The central bank has slashed its projection for the year’s balance of payments (BOP) surplus by nearly two-thirds, citing higher import expectations and lingering global uncertainty.
Bangko Sentral ng Pilipinas (BSP) Governor Amando Tetangco Jr. told reporters on Friday the revised forecast for 2014 now stands at $1.1 billion, down from $3 billion forecast by the BSP last December.
For the current accounts component of the BOP, the forecast was also revised downward to a surplus of $6 billion, down from $10.4 billion forecast earlier. The projected BOP and current accounts surplus figures represent 0.3 percent and 2 percent of gross domestic product (GDP) respectively, Tetangco explained.
BOP summarizes the country’s economic transactions with the rest of the world over a certain period. It consists of the current account, the capital account, and the financial account.
The latest BSP figure showed that the payments balance recovered after months of deficit as it posted a $373 million surplus in May. The cumulative BOP position for the first five months of the year remains in negative territory, however, at -$4.12 billion.
Tetangco said the central bank’s decision to cut down the BOP projection was made in view of an expected wider trade deficit this year, with imports seen rising by 9 percent, resulting in $69 billion in full-year imports.
He cited the import requirements of domestic companies, particularly the electronics industry, and the ongoing post-Yolanda reconstruction efforts as the main drivers of import growth.
At the same time, export growth is projected to be 6 percent, although this will result in lower overall exports of $47.4 billion, down from $53.9 billion in 2013.
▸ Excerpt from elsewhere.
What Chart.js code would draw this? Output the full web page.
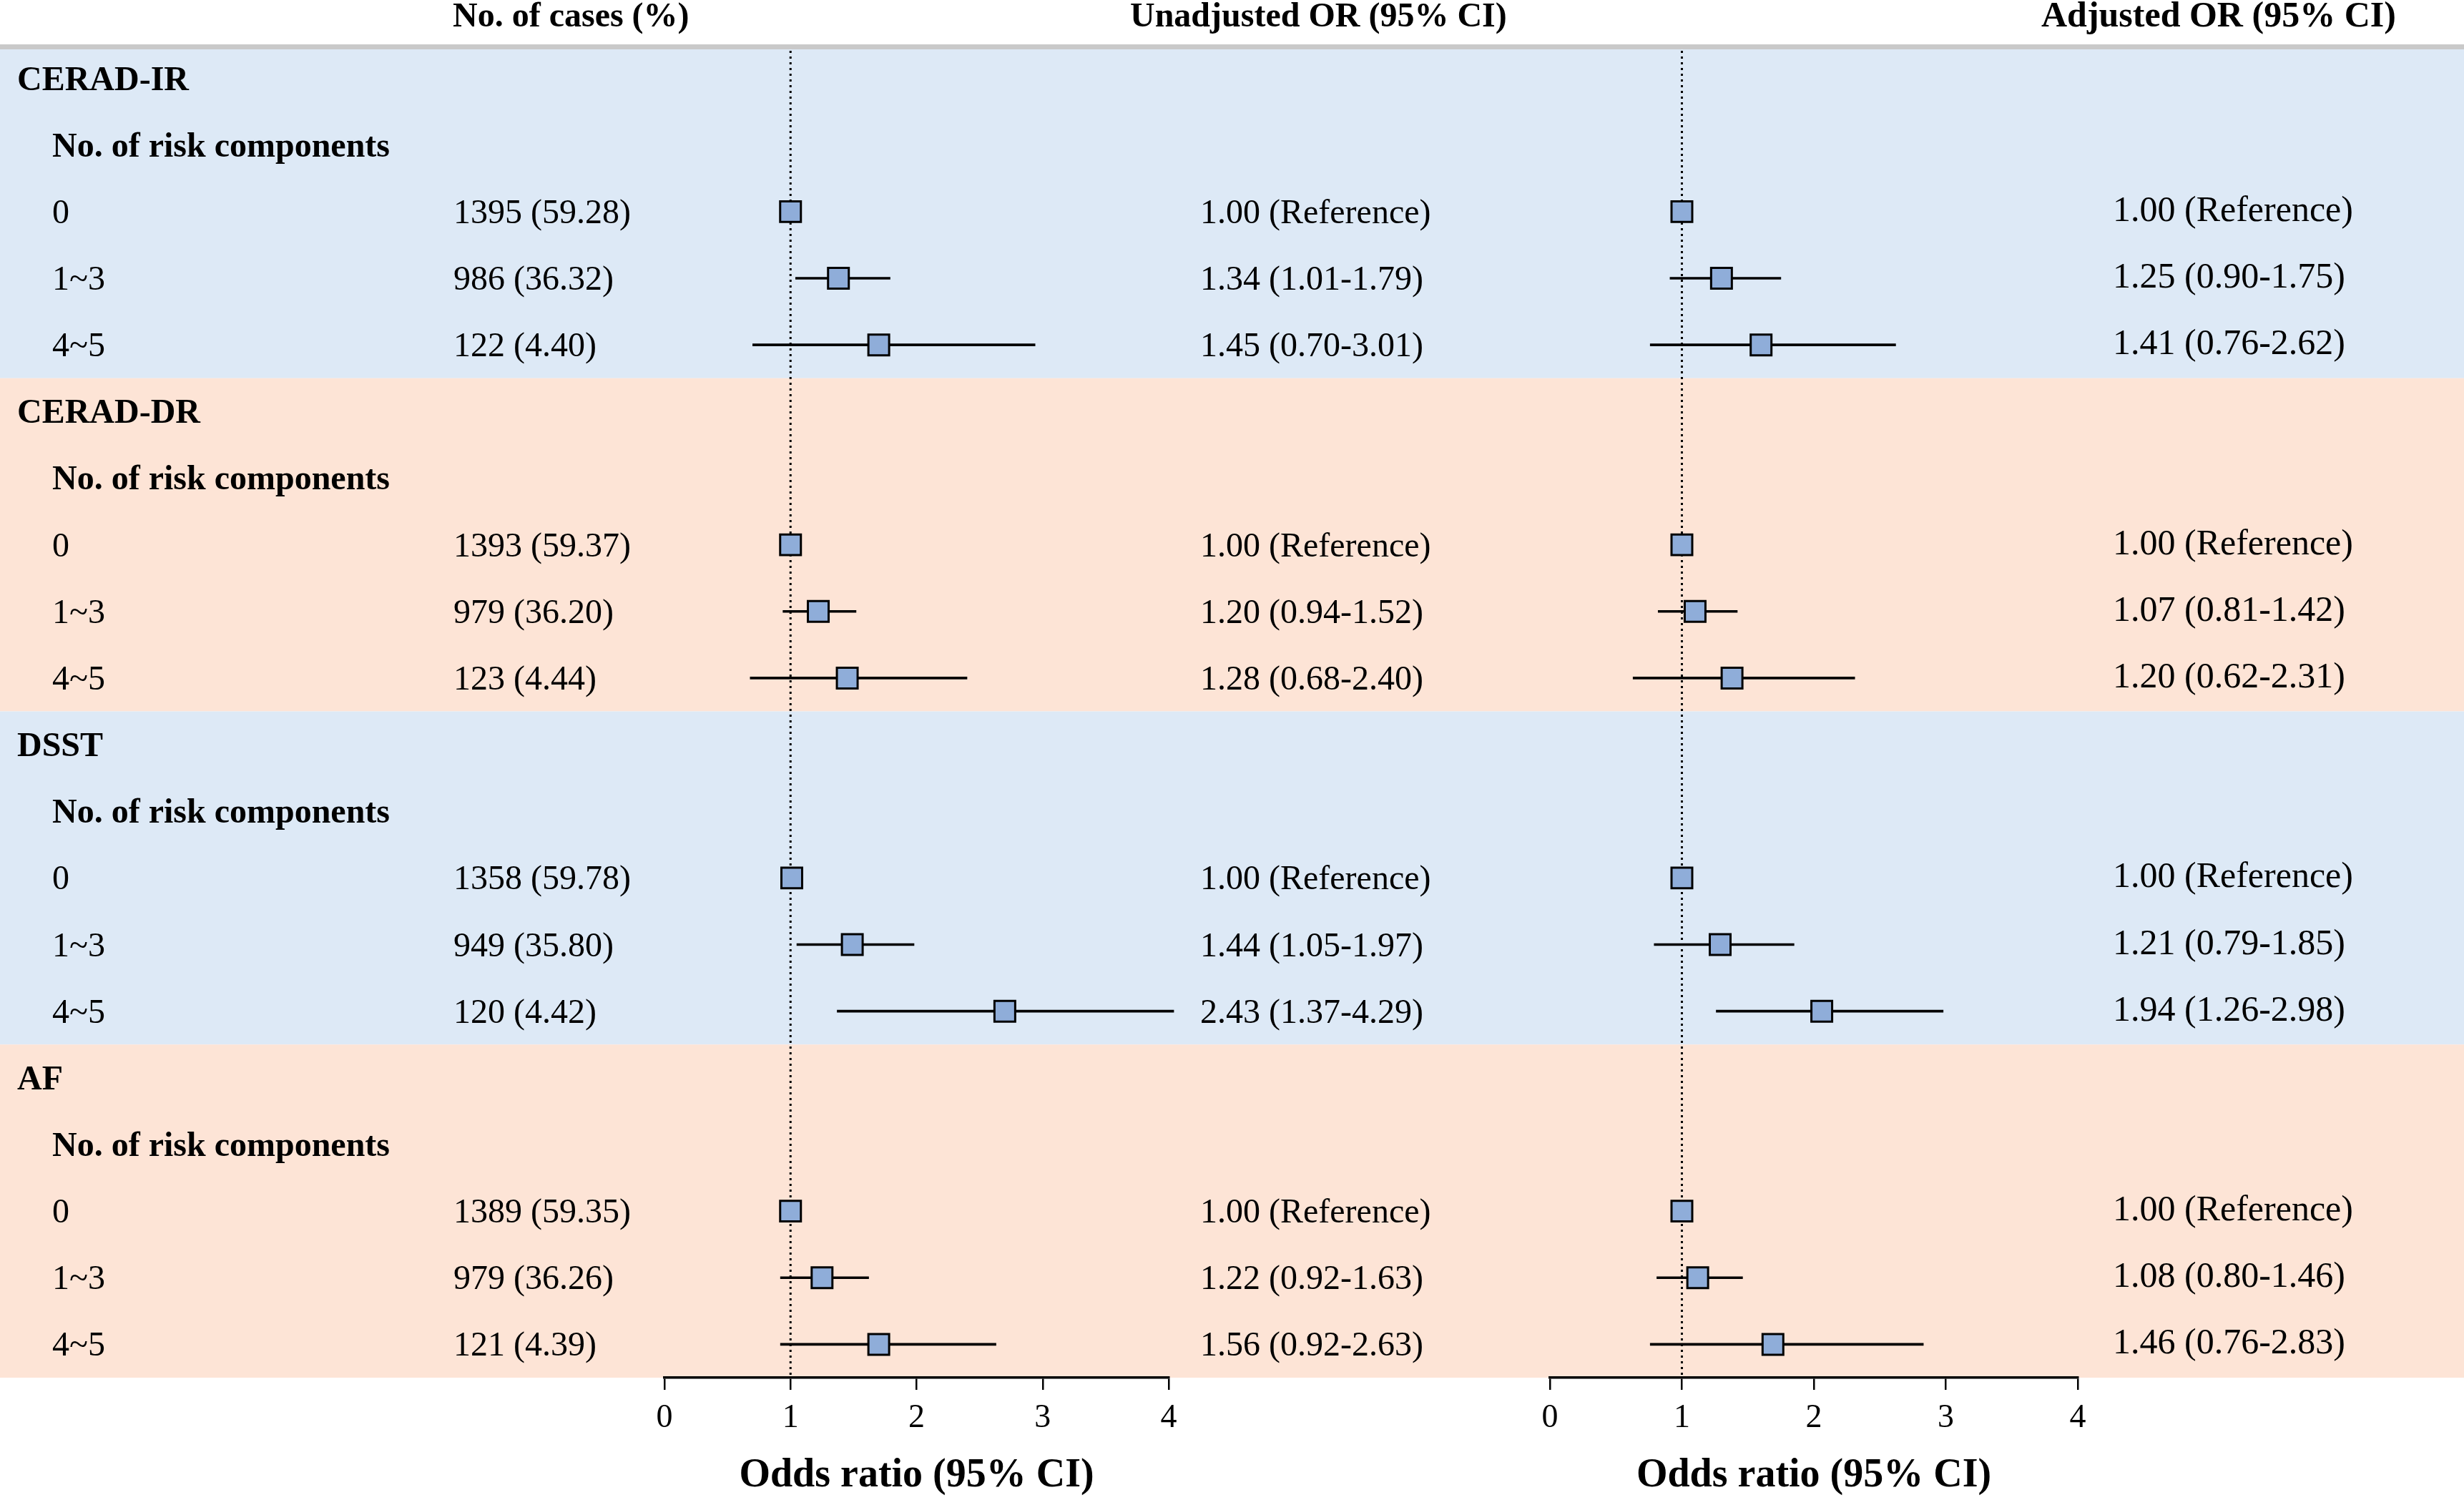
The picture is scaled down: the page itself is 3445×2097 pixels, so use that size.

“We are looking at higher imports given the requirements of the domestic economy, [and]then there is also a lower figure of exports in absolute terms,” Tetangco explained.
Income from services is seen reaching $6.4 billion this year, slightly lower than the $6.8 billion posted in 2013.
The growth rate of cash remittances coursed through banks was pegged at 5 percent to $24.1 billion, slightly higher than the previous forecast of $23.6 billion.
In the financial account, net inflows of foreign direct investments is expected to settle at $1 billion this year, an inflow of $4.4 billion offset by $3.4 billion in outflows, despite the sharp increase in FDI in May that brought the year-to-date net up to $2.4 billion.
“There is a big improvement in other investments from a negative figure earlier or net outflow. We are now projecting a small inflow and this is because of the increase in foreign borrowings of the private sector,” Tetangco said.
Hot money or net foreign portfolio investment is projected at $1.5 billion, with inflow seen at $1.8 billion against $300 million of outflows for this year.
As a result, the BSP expects the country’s gross international reserves (GIR) to reach $85.3 billion this year, which is the equivalent of 11.6 months’ worth of imports of goods and services. The projection is slightly lower than the December forecast of $87 billion.
Tetangco explained that the revised BOP projections are based on the most recent economic outlook from major economic partners of the Philippines; an assessment of volatilities seen in the global financial markets; the latest data available on external transactions; and results from consultations with industry groups and other government agencies.